***** SOURCE MATERIAL *****

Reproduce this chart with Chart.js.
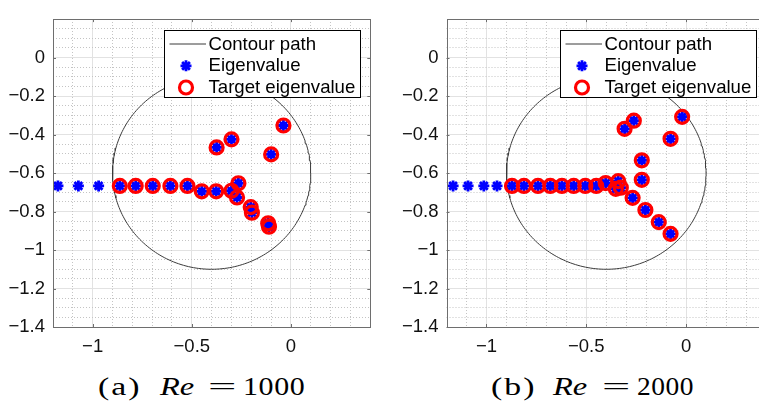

*****
***** SOURCE MATERIAL *****

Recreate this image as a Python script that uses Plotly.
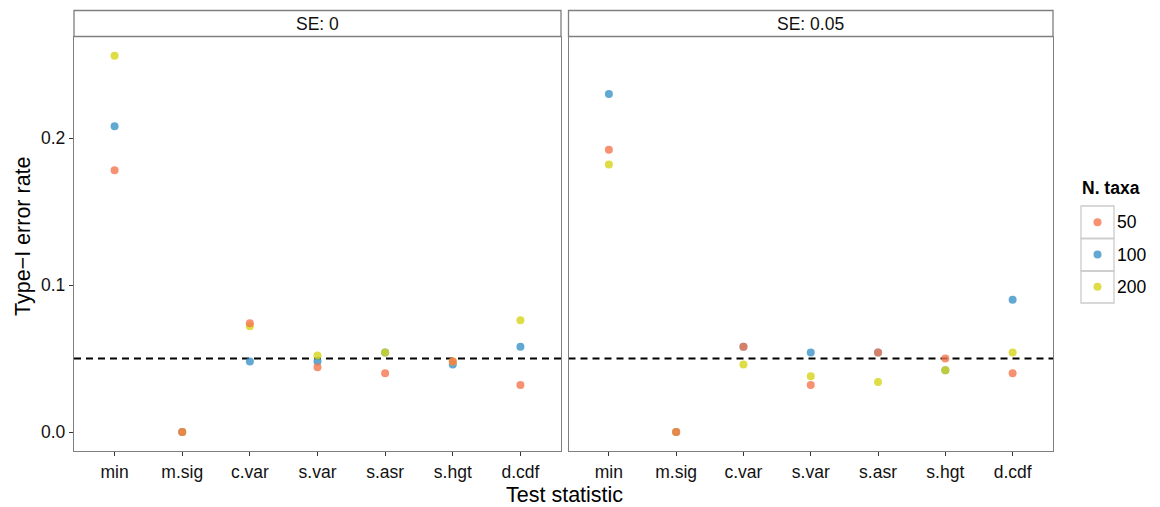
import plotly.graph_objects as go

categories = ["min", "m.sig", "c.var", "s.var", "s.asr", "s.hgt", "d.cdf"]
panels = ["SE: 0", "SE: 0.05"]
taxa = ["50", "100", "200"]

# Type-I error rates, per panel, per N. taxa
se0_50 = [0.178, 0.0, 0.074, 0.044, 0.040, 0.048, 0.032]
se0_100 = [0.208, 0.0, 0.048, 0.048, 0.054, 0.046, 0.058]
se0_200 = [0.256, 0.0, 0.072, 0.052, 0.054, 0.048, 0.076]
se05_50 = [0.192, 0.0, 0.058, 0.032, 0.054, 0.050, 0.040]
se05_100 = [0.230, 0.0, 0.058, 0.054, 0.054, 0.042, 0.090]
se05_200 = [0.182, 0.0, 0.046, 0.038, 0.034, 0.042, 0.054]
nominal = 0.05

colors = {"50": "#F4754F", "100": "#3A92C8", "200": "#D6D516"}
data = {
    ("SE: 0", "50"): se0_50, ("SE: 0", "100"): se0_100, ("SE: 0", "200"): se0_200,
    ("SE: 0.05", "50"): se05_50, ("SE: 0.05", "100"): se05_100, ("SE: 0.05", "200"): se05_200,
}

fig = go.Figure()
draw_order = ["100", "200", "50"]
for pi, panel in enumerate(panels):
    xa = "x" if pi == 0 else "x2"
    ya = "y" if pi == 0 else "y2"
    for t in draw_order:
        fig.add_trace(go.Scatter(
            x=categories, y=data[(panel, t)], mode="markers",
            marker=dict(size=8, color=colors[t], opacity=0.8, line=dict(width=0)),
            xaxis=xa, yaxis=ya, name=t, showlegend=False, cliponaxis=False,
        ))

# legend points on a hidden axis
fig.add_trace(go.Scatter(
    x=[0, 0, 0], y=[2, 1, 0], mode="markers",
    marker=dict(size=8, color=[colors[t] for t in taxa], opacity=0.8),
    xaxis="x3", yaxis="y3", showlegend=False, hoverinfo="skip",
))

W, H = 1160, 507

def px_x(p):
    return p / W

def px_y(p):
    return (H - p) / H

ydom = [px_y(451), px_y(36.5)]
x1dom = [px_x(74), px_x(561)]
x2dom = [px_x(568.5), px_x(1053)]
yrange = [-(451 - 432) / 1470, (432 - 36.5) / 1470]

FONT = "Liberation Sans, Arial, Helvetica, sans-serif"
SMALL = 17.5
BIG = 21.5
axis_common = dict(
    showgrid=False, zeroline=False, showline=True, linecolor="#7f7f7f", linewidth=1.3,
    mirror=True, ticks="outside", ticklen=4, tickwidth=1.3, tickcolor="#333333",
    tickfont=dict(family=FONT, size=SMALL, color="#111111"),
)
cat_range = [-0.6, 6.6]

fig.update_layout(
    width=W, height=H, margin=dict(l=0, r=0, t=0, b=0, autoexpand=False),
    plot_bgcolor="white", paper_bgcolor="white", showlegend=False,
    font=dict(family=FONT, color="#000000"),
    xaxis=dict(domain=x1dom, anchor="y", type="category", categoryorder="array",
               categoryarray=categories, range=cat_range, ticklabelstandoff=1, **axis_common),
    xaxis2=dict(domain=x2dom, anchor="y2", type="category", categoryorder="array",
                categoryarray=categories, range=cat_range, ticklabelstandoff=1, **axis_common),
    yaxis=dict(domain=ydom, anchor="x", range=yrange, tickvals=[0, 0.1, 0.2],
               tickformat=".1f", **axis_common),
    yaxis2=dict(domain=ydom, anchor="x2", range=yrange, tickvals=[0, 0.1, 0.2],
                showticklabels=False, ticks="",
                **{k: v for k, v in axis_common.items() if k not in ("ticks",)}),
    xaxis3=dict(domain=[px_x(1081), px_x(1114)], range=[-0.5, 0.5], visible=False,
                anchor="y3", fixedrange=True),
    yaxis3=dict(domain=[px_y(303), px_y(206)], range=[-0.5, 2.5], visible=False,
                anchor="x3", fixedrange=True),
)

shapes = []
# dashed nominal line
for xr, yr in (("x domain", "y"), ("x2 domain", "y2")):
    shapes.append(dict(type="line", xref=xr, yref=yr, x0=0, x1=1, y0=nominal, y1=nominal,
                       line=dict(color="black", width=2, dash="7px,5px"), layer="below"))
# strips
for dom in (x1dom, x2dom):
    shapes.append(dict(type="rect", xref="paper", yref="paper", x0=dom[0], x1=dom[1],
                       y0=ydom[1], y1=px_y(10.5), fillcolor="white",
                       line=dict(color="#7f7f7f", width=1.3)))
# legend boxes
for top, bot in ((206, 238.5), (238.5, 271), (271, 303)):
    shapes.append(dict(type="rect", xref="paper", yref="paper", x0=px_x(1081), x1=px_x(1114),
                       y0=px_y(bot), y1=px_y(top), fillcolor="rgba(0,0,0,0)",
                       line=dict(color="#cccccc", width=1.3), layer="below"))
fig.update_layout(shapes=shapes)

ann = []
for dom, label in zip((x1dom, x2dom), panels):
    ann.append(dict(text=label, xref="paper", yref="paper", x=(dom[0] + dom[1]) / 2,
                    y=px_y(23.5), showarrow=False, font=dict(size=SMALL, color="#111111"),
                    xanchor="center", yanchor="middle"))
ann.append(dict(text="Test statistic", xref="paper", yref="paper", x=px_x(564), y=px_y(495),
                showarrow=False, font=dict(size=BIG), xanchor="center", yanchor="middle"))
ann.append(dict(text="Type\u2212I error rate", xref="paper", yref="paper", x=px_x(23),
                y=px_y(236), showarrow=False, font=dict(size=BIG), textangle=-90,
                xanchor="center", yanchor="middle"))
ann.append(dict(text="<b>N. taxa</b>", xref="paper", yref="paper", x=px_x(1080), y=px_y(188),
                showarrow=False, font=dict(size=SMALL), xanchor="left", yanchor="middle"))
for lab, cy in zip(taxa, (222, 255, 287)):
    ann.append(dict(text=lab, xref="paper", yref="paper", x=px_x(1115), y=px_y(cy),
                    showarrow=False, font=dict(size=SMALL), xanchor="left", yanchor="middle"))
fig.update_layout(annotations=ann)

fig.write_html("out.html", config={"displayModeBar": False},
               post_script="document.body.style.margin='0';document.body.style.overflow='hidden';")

*****

**SET TASK:** Using the data above, extract exactly the lines from the one containing "Recreate this image" through the one containing "yrange = [-(451". Pictures are left out.

**WRITTEN REPLY:**
Recreate this image as a Python script that uses Plotly.
import plotly.graph_objects as go

categories = ["min", "m.sig", "c.var", "s.var", "s.asr", "s.hgt", "d.cdf"]
panels = ["SE: 0", "SE: 0.05"]
taxa = ["50", "100", "200"]

# Type-I error rates, per panel, per N. taxa
se0_50 = [0.178, 0.0, 0.074, 0.044, 0.040, 0.048, 0.032]
se0_100 = [0.208, 0.0, 0.048, 0.048, 0.054, 0.046, 0.058]
se0_200 = [0.256, 0.0, 0.072, 0.052, 0.054, 0.048, 0.076]
se05_50 = [0.192, 0.0, 0.058, 0.032, 0.054, 0.050, 0.040]
se05_100 = [0.230, 0.0, 0.058, 0.054, 0.054, 0.042, 0.090]
se05_200 = [0.182, 0.0, 0.046, 0.038, 0.034, 0.042, 0.054]
nominal = 0.05

colors = {"50": "#F4754F", "100": "#3A92C8", "200": "#D6D516"}
data = {
    ("SE: 0", "50"): se0_50, ("SE: 0", "100"): se0_100, ("SE: 0", "200"): se0_200,
    ("SE: 0.05", "50"): se05_50, ("SE: 0.05", "100"): se05_100, ("SE: 0.05", "200"): se05_200,
}

fig = go.Figure()
draw_order = ["100", "200", "50"]
for pi, panel in enumerate(panels):
    xa = "x" if pi == 0 else "x2"
    ya = "y" if pi == 0 else "y2"
    for t in draw_order:
        fig.add_trace(go.Scatter(
            x=categories, y=data[(panel, t)], mode="markers",
            marker=dict(size=8, color=colors[t], opacity=0.8, line=dict(width=0)),
            xaxis=xa, yaxis=ya, name=t, showlegend=False, cliponaxis=False,
        ))

# legend points on a hidden axis
fig.add_trace(go.Scatter(
    x=[0, 0, 0], y=[2, 1, 0], mode="markers",
    marker=dict(size=8, color=[colors[t] for t in taxa], opacity=0.8),
    xaxis="x3", yaxis="y3", showlegend=False, hoverinfo="skip",
))

W, H = 1160, 507

def px_x(p):
    return p / W

def px_y(p):
    return (H - p) / H

ydom = [px_y(451), px_y(36.5)]
x1dom = [px_x(74), px_x(561)]
x2dom = [px_x(568.5), px_x(1053)]
yrange = [-(451 - 432) / 1470, (432 - 36.5) / 1470]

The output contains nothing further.